Das Purim-Fest darf uns mithin zeigen, wie Gott sich nicht mit übernatürlichen und ahistorischen Wundern, sondern in und vor allem mit der Geschichte als solcher offenbart.

Nein, kein Deus ex Machina, dafür aber: Deus est Machina.

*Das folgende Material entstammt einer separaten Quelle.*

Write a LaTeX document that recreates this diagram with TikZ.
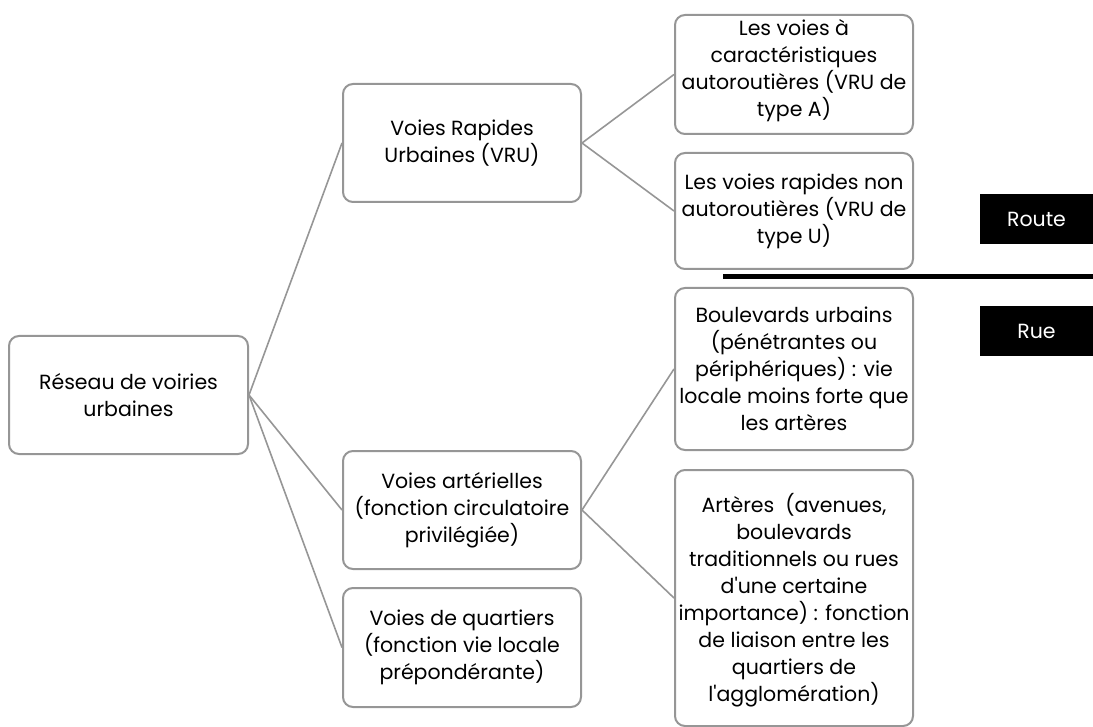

Ja, Gott war dabei, ganz mitten drin.

Übrigens

Im Buch Esther kommt erstmals die Bezeichnung "Jude" bzw. "jüdisch" in ihrem heute noch üblichen Sinne, d.h. in dem eines "Israeliten" vor. Mordechai soll ja eigentlich ein Benjaminiter gewesen sein (vgl. ebd. 2:5), d.h. kein Angehöriger des Stammes Juda. Ist es also der bald erzwungene, bald selbstgewollte, jedenfalls für das Exil kennzeichnende Mangel an Bodenständigkeit, der den "Juden" ermöglicht und aufrechterhält?

 

 

Veröffentlicht von

www.berlinjewish.com/

Mancherorts auch als der Rebbe von Krechzn* bekannt, heißt der Autor von "un/zugehörig" eigentlich Yoav Sapir. Er ist 5740 (auf Christlich: 1979) in Haifa, Israel, geboren und hat später lange in Jerusalem gelebt, dessen numinose Stimmung ihn anscheinend tief geprägt hat. Nebenbei hat er dort sein M.A.-Studium abgeschlossen, während dessen er sich v. a. mit dem Bild des Juden im Spielfilm der DDR befasst hat. Seit Sommer 2006 weilt er an akademischen Einrichtungen im deutschsprachigen Mitteleuropa: anfangs in Wien, später in Berlin und dann in Heidelberg. Nach einer Hospitanz im Bundestag arbeitet er jetzt selbstständig in Berlin als Autor, Referent und Übersetzer aus dem Hebräischen und ins Hebräische. Nebenbei bietet er auch Tours of Jewish Berlin. * krechzn (Jiddisch): stöhnen; leidenschaftlich jammern.

2 Kommentare

  1. Purim

    Hallo, und Glückwunsch für diese Seite! Hab sie zufällig gefunden, habe nur ein wenig durchblättert. Werde aber bestimmt gründlich manche Sachen lesen, die mich interessieren.
    (Ich hoffe, du bist heute gut heimgekommen nach dem Ausflug…)
    A propos Purim, ich wünsche.. na ja.. ein schönes Fest “gehabt zu haben”. Ja, Gott hat nicht unbedingt Wunder nötig, um sich zu zeigen. Schönes Wochenende noch und gutes Einarbeiten ab Montag!

  2. Wunder

    Ein Wunder wird im Buch Esther in der Tat nicht beschrieben. Aber dafür Glauben im Sinne von Vertrauen. Esther mußte ein tödliches Risiko eingehen, um etwas verändern zu können. Sie bat darum, daß alle Juden drei Tage fasten und sie selbst tat es auch. Ich gehe davon aus, daß die Zeit des Fasten auch für intensives Gebet genutzt wurde. Das lädt zum Gedankenspielen ein. Hätte Esther auch ohne Glauben an Gott ihr Leben aufs Spiel gesetzt? Hätte sie der Mut verlassen, wenn sie nicht gefastet hätte?